The same rows with NaN/NaT replaced by None.

Return type:

Sequence[dict[Hashable, Any]]

static _get_identity_columns(table: sqlalchemy.Table) collections.abc.Sequence[str][source]

Return the names of identity (auto-increment) columns on table.

Parameters:

table – A reflected or constructed SQLAlchemy Table.

Returns:

Column names that have an identity property.

Return type:

Sequence[str]

_set_identity_insert(conn: Any, *, enabled: bool) None[source]

Toggle IDENTITY_INSERT for the configured table.

Parameters:
  • conn – Active SQLAlchemy connection.

  • enabledTrue to turn identity insert ON, False for OFF.

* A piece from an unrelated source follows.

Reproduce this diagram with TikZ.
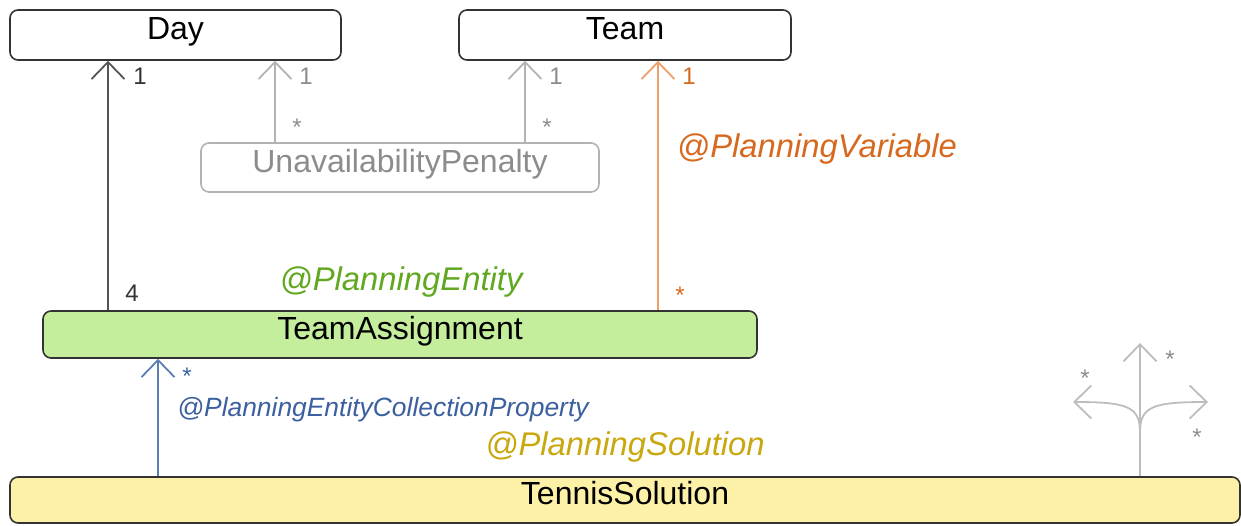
\documentclass[tikz,border=0pt]{standalone}
\usepackage{fontspec}
\setmainfont{Liberation Sans}
\usepackage{tikz}
\usepackage{xcolor}
\usetikzlibrary{arrows.meta, positioning, calc}
\definecolor{Plan_Frame}{HTML}{333333}
\definecolor{Plan_Dark}{HTML}{555555}
\definecolor{Plan_Grey}{HTML}{B3B3B3}
\definecolor{Plan_GreyText}{HTML}{8C8C8C}
\definecolor{Plan_Orange}{HTML}{EDA06A}
\definecolor{Plan_OrangeText}{HTML}{D6691F}
\definecolor{Plan_Green}{HTML}{C4EE9C}
\definecolor{Plan_GreenText}{HTML}{5FA81F}
\definecolor{Plan_Blue}{HTML}{5B7FB5}
\definecolor{Plan_BlueText}{HTML}{3B5F9F}
\definecolor{Plan_Yellow}{HTML}{FCF1A6}
\definecolor{Plan_GoldText}{HTML}{C9A70E}
\definecolor{Plan_Fork}{HTML}{BDBDBD}
\begin{document}
\begin{tikzpicture}[x=0.5pt, y=-0.5pt,
    classbox/.style={draw=Plan_Frame, line width=0.8pt, rounded corners=4pt, fill=white,
        inner sep=0pt, font=\fontsize{16}{18}\selectfont, text height=0.75em, text depth=0.3em},
    assoc/.style={line width=0.9pt, -{Straight Barb[length=8.5pt, width=16.5pt]}},
    mult/.style={font=\fontsize{12}{14}\selectfont},
    annot/.style={font=\fontsize{16.4}{18}\selectfont\itshape}]
    \useasboundingbox (0,0) rectangle (1241,525);
    % classes
    \node[classbox, minimum width=165.5pt, minimum height=25pt] (day) at (175.5,35) {Day};
    \node[classbox, minimum width=166pt, minimum height=25pt] (team) at (625,35) {Team};
    \node[classbox, draw=Plan_Grey, text=Plan_GreyText, minimum width=199pt, minimum height=24.5pt] (penalty) at (400,167.5) {UnavailabilityPenalty};
    \node[classbox, fill=Plan_Green, minimum width=357pt, minimum height=23.5pt] (assign) at (400,334.5) {TeamAssignment};
    \node[classbox, fill=Plan_Yellow, minimum width=615pt, minimum height=23pt] (solution) at (625,500) {TennisSolution};
    % arrow columns
    \coordinate (dayx) at (108,0);
    \coordinate (pdayx) at (275,0);
    \coordinate (pteamx) at (525,0);
    \coordinate (teamx) at (658,0);
    \coordinate (entx) at (158,0);
    \coordinate (forkx) at (1140,0);
    \draw[assoc, Plan_Dark] (assign.north -| dayx) -- (day.south -| dayx);
    \draw[assoc, Plan_Grey] (penalty.north -| pdayx) -- (day.south -| pdayx);
    \draw[assoc, Plan_Grey] (penalty.north -| pteamx) -- (team.south -| pteamx);
    \draw[assoc, Plan_Orange] (assign.north -| teamx) -- (team.south -| teamx);
    \draw[assoc, Plan_Blue] (solution.north -| entx) -- (assign.south -| entx);
    % multiplicities
    \node[mult, text=Plan_Frame] (dayone) at (140,76) {1};
    \node[mult, text=Plan_Frame] (dayfour) at (132,293) {4};
    \node[mult, text=Plan_GreyText] (pdayone) at (306,76) {1};
    \node[mult, text=Plan_GreyText] (pdaystar) at (297,127) {*};
    \node[mult, text=Plan_GreyText] (pteamone) at (556,76) {1};
    \node[mult, text=Plan_GreyText] (pteamstar) at (547,127) {*};
    \node[mult, text=Plan_OrangeText] (teamone) at (689,76) {1};
    \node[mult, text=Plan_OrangeText] (teamstar) at (680,295) {*};
    \node[mult, text=Plan_BlueText] (entstar) at (187,376) {*};
    % annotations
    \node[annot, text=Plan_OrangeText] (varlabel) at (817,149) {@PlanningVariable};
    \node[annot, text=Plan_GreenText] (entlabel) at (401,282) {@PlanningEntity};
    \node[font=\fontsize{13.2}{15}\selectfont\itshape, text=Plan_BlueText] (collabel) at (383,410) {@PlanningEntityCollectionProperty};
    \node[annot, text=Plan_GoldText] (sollabel) at (625,447) {@PlanningSolution};
    % fork icon
    \coordinate (forkmid) at (1140,432);
    \coordinate (forktop) at (1140,343);
    \coordinate (forkleft) at (1073,402);
    \coordinate (forkright) at (1208,402);
    \draw[assoc, Plan_Fork] (solution.north -| forkx) -- (forktop);
    \draw[assoc, Plan_Fork] (forkmid) .. controls (1140,406) and (1126,402) .. (forkleft);
    \draw[assoc, Plan_Fork] (forkmid) .. controls (1140,406) and (1154,402) .. (forkright);
    \node[mult, text=Plan_GreyText] (forkstarup) at (1170,359) {*};
    \node[mult, text=Plan_GreyText] (forkstarleft) at (1085,378) {*};
    \node[mult, text=Plan_GreyText] (forkstarright) at (1197,437) {*};
\end{tikzpicture}
\end{document}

_copy_into_table(conn: Any, table: sqlalchemy.Table, content: pandas.DataFrame) None[source]

Insert rows from a DataFrame into a SQL Server table.

Handles identity-column awareness (toggling IDENTITY_INSERT) and sanitises NaN / NaT values so that SQL Server receives valid parameters.

Parameters:
  • conn – SQLAlchemy connection inside an active transaction.

  • table – SQLAlchemy Table object (metadata only).

  • content – DataFrame containing rows to insert.

_resolve_create_primary_key_columns(content: pandas.DataFrame) collections.abc.Sequence[str] | None[source]

Resolve and validate create-time primary key columns.

Parameters:

content – Input DataFrame used for table creation.

Returns:

Primary key columns for new table creation.

Return type:

Sequence[str] | None

Raises:

ValidationError – If primary_key is enabled but columns are invalid.

_build_table_from_input(content: pandas.DataFrame) sqlalchemy.Table[source]

Build a SQLAlchemy Table definition from input DataFrame dtypes.

Parameters:

content – Input DataFrame to build the table from.

Returns:

SQLAlchemy Table definition.

Return type:

Table

_output_from_empty_input() pandas.DataFrame[source]

Build a consistent empty-operation output while preserving input schema.

Returns:

Empty dataframe or a schema-preserving input copy.

Return type:

pd.DataFrame

_validate_read_settings() None[source]

Validate read settings before query construction.

Returns:

None

Raises:

ValidationError – If limit or order direction is invalid.